In the letter, the Republicans claim the Direct File system is "unauthorized and wasteful" and that "the program's creation and ongoing expansion pose a threat to taxpayers' freedom from government overreach."
The Republican lawmakers also sent the letter to billionaire businessmen Elon Musk and Vivek Ramaswamy, Trump's nominees to lead the proposed Department of Government Efficiency (DOGE).
In the letter they claim to want to protect "hardworking Americans" from the "overreach" of the IRS, but as In the Public Interest founder and executive director Donald Cohen told Common Dreams on Wednesday, the Direct File program is "incredibly popular" with those who have used it.
"This is the most efficient way and cost-efficient way for millions of people to pay their taxes," Cohen said. "So what the Republicans want to do is make it more costly, more complicated, and more profitable for the big tax software vendors."
Cohen also questioned how Smith and Edwards could argue, as they do in the letter, that Direct File is a "clear conflict of interest."

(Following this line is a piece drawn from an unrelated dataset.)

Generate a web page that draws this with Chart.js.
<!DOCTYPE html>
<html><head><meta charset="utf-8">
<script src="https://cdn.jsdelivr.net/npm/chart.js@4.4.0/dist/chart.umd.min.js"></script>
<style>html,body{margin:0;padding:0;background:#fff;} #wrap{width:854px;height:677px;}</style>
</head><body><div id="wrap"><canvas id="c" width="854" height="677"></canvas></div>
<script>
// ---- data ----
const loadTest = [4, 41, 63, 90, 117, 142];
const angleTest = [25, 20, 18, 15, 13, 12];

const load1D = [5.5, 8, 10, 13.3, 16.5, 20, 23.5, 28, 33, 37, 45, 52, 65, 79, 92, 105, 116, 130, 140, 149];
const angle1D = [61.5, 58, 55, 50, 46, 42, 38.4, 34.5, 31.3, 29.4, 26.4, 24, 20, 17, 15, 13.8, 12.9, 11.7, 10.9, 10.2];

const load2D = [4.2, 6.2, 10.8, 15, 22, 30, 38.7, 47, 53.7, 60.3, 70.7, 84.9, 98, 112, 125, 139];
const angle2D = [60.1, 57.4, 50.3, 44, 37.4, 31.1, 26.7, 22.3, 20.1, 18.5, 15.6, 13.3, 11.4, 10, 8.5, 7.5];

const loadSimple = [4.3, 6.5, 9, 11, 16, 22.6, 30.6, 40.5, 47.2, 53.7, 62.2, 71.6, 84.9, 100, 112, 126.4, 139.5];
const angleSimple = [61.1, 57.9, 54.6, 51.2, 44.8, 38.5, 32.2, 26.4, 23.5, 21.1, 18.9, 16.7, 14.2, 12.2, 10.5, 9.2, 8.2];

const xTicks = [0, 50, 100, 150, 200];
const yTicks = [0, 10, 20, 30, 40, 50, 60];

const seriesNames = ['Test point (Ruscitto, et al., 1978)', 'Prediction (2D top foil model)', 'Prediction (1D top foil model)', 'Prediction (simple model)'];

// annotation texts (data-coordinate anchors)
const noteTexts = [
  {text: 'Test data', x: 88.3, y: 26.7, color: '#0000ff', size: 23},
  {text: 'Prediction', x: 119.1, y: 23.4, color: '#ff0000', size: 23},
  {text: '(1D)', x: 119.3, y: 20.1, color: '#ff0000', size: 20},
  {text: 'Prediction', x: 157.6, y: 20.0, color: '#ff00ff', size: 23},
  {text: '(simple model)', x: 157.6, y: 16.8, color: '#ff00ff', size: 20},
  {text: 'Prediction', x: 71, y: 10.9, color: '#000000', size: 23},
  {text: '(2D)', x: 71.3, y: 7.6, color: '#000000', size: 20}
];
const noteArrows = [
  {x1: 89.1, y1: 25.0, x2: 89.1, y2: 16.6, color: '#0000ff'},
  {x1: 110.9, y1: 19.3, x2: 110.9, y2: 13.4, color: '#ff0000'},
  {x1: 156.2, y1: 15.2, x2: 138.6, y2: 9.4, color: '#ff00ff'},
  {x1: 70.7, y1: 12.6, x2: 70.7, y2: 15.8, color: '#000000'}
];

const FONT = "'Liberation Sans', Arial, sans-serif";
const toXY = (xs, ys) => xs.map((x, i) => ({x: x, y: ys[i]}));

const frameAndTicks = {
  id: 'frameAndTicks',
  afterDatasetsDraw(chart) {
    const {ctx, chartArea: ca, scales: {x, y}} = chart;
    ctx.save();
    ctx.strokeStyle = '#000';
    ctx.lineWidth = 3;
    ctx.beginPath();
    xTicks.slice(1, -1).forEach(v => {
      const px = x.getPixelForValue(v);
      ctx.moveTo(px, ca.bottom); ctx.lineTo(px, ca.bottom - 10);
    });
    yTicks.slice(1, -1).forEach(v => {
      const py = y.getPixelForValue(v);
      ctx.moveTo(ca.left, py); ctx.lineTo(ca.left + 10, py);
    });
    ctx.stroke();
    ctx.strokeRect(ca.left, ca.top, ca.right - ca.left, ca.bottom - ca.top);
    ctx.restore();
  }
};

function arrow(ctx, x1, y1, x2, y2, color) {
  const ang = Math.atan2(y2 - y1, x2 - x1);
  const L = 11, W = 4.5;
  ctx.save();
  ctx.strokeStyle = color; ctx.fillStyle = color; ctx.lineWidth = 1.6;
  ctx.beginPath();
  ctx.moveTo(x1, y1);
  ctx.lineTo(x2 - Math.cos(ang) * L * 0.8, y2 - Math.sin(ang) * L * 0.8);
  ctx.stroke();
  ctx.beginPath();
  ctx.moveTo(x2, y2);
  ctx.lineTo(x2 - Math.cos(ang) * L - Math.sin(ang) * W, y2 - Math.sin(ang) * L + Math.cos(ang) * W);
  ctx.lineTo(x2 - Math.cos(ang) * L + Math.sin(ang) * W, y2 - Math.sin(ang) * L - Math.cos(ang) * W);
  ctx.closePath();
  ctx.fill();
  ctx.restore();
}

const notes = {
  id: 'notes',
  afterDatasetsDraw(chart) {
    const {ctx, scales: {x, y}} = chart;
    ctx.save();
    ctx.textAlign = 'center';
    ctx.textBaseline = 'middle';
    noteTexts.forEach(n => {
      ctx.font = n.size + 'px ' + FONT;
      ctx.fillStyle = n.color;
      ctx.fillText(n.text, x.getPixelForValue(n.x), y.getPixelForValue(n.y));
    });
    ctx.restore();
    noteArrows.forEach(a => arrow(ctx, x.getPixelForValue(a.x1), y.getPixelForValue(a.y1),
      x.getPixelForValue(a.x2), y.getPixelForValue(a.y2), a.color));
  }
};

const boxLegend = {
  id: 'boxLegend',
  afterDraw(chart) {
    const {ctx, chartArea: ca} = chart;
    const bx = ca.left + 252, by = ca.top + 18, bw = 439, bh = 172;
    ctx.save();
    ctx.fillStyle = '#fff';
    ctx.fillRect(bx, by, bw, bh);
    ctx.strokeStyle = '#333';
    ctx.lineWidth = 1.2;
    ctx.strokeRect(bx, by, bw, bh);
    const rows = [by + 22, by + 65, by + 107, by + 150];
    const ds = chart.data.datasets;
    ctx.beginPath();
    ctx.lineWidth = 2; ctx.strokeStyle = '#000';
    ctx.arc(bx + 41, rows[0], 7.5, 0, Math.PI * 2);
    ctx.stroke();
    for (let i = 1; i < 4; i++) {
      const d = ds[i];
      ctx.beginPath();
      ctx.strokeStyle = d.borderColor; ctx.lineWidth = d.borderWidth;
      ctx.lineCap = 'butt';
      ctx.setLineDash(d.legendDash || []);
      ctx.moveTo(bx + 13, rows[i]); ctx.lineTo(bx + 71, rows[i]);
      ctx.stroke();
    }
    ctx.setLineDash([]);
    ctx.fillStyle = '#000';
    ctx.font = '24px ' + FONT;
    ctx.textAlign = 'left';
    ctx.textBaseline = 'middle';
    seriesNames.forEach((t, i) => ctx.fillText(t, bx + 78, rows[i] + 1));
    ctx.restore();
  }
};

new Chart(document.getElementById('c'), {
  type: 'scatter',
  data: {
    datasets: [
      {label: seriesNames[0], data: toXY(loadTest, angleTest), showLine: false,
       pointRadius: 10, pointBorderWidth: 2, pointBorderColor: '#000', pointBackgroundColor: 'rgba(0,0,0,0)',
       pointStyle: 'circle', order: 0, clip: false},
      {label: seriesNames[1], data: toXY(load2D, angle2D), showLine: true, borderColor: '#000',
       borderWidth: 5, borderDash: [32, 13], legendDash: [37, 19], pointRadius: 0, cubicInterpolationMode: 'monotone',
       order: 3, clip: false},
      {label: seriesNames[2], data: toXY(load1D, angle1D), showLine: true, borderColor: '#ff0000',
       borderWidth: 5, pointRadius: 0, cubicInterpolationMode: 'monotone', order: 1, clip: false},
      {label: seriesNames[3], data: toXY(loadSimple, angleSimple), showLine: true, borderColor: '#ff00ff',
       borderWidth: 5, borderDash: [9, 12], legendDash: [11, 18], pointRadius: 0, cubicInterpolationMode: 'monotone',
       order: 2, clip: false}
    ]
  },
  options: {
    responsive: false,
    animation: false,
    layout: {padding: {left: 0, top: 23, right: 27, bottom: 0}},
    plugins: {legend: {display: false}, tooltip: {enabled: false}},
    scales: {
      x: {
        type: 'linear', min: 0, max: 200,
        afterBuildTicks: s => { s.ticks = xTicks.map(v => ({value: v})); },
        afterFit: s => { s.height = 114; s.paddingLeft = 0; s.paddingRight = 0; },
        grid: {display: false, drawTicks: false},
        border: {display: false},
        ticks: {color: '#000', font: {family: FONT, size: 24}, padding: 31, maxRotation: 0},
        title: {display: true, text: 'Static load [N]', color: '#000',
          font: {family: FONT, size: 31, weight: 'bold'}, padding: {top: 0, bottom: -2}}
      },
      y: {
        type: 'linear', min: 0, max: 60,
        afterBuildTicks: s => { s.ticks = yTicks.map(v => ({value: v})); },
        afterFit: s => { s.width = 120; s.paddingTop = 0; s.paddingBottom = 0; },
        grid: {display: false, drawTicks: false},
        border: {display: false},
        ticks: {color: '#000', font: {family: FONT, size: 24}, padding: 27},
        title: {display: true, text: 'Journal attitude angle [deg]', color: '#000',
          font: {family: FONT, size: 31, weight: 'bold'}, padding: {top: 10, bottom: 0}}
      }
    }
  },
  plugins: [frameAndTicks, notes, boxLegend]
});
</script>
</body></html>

"It is in all of our interests for the federal government to... collect taxes in the most efficient and cheapest way," he told Common Dreams.

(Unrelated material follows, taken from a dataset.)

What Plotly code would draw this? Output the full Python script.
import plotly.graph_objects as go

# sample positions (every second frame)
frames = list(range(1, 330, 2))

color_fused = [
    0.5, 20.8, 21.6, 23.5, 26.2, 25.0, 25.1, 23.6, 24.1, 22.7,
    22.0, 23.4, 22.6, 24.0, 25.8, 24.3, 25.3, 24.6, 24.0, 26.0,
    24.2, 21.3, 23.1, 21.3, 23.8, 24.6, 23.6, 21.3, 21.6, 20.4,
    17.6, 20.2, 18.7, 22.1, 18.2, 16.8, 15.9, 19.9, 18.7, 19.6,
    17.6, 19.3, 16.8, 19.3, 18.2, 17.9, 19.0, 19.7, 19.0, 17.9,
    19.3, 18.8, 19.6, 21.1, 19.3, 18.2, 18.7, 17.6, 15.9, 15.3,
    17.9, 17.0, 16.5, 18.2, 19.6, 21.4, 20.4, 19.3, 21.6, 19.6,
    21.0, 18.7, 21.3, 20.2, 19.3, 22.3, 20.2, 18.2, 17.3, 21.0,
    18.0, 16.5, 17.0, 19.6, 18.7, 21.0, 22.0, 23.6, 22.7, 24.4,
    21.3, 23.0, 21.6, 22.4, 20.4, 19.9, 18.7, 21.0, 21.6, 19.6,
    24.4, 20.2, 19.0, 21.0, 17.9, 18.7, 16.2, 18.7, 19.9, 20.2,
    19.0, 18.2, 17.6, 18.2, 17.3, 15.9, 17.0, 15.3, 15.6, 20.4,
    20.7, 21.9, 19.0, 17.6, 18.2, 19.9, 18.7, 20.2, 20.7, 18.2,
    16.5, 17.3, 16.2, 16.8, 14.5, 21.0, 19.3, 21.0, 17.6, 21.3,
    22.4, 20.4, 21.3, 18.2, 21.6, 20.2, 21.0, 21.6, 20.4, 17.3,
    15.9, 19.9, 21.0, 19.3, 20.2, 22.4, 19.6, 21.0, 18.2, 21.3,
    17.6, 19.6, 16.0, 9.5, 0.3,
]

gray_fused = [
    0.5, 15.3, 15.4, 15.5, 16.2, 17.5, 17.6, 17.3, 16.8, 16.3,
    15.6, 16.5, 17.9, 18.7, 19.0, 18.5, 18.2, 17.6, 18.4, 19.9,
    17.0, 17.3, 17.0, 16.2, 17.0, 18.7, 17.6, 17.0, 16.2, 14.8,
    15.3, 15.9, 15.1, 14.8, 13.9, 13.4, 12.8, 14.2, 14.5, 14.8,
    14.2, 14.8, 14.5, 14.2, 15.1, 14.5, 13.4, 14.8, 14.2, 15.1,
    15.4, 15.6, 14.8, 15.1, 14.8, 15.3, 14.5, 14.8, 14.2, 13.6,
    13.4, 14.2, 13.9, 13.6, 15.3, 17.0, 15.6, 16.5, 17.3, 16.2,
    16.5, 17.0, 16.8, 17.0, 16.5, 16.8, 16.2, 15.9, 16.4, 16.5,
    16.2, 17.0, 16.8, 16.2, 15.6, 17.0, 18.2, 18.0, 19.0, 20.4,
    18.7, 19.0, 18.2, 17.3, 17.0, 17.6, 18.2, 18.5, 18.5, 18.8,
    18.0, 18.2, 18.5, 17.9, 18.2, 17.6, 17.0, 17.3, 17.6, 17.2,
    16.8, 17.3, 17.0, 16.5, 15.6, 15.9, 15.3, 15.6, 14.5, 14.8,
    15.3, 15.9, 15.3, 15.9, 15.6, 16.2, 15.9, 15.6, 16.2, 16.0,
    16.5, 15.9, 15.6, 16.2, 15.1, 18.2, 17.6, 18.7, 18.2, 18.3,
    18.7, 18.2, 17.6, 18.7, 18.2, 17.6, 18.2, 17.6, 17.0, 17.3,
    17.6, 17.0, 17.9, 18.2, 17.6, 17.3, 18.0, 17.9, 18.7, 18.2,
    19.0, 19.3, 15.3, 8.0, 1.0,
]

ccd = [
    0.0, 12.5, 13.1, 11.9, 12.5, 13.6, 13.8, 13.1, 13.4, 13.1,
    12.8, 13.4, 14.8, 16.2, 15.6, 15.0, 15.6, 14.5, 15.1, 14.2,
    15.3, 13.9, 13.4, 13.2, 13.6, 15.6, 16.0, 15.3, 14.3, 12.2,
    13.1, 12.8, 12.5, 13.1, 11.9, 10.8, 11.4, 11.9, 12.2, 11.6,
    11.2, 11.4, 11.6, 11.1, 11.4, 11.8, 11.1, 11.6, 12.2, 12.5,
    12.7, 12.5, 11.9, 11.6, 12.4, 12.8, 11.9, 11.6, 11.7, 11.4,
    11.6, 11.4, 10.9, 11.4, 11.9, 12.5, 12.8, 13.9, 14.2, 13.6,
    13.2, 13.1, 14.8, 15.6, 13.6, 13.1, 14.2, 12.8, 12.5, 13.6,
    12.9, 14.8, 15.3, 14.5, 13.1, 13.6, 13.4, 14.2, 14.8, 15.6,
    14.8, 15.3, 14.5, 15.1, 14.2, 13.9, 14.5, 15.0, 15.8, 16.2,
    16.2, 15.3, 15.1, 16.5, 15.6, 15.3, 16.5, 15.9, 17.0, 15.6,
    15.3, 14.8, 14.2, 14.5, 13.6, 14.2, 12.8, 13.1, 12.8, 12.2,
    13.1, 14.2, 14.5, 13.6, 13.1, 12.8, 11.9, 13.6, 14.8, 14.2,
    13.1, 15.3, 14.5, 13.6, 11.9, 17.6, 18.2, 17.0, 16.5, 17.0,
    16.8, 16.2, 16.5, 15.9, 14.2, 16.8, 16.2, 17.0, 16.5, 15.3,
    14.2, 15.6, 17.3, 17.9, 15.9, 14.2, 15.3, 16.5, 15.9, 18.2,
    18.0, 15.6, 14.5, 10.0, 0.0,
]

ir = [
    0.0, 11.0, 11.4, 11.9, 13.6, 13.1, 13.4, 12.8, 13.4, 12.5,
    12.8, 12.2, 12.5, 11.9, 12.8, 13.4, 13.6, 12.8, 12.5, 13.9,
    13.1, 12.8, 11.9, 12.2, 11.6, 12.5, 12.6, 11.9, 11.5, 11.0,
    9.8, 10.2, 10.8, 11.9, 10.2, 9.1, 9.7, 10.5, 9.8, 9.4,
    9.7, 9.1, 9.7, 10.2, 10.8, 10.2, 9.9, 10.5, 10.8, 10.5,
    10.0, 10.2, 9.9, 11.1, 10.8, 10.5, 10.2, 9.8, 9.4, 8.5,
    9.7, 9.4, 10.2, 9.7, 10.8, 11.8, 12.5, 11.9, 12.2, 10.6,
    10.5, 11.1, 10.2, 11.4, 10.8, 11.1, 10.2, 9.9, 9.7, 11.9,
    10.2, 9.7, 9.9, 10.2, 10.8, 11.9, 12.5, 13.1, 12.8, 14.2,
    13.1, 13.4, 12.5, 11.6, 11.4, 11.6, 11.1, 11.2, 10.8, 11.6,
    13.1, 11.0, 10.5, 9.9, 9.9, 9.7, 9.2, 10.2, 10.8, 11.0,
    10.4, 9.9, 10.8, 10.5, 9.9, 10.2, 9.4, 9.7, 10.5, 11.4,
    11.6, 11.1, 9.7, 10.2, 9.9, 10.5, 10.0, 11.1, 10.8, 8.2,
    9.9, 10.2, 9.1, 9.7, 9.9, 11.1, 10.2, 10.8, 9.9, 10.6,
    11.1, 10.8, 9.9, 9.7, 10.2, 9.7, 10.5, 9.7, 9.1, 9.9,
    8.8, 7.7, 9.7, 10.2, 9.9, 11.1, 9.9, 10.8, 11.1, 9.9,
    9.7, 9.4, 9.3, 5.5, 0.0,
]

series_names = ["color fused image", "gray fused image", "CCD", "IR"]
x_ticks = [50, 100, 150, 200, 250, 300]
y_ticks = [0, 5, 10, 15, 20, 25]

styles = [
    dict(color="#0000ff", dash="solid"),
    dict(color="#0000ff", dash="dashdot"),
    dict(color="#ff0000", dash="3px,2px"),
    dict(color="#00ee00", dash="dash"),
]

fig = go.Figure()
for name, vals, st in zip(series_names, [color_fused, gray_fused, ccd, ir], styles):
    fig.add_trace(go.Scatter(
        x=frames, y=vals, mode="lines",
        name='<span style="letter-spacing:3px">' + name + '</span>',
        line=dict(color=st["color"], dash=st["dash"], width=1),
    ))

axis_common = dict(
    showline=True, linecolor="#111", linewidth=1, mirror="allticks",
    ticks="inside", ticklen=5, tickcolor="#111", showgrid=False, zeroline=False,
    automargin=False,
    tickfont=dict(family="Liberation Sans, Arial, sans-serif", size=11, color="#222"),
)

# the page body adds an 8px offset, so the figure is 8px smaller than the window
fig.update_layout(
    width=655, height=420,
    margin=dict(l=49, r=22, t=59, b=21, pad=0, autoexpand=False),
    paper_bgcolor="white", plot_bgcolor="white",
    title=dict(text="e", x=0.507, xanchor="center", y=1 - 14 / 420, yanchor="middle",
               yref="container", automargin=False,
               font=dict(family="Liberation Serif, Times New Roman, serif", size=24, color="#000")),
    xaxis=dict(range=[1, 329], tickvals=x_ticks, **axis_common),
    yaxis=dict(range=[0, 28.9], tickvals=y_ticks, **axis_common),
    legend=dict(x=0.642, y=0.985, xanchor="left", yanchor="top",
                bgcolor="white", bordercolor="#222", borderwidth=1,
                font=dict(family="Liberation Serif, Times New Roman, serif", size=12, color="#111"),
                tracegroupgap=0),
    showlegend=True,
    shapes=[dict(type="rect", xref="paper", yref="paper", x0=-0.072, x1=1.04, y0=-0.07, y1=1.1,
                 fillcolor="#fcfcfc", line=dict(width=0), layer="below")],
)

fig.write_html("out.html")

On the contrary, he said, private tax software companies like Intuit and H&R Block are incentivized to fight against Direct File, which keeps them from collecting about $1 billion in filing fees as well as users' data.
At the Center on Budget and Policy Priorities, vice president of tax policy Chuck Marr said Republicans who signed Wednesday's letter are essentially pushing for "a tax on paying taxes."
Ernie Tedeschi, director of economics at the Yale Budget Lab and the former chief economist of the White House Council of Economic Advisers, argued that Direct File "does what policymakers should be in favor of: It makes a core government function more efficient and user-friendly, in a way that's accessible for everyone."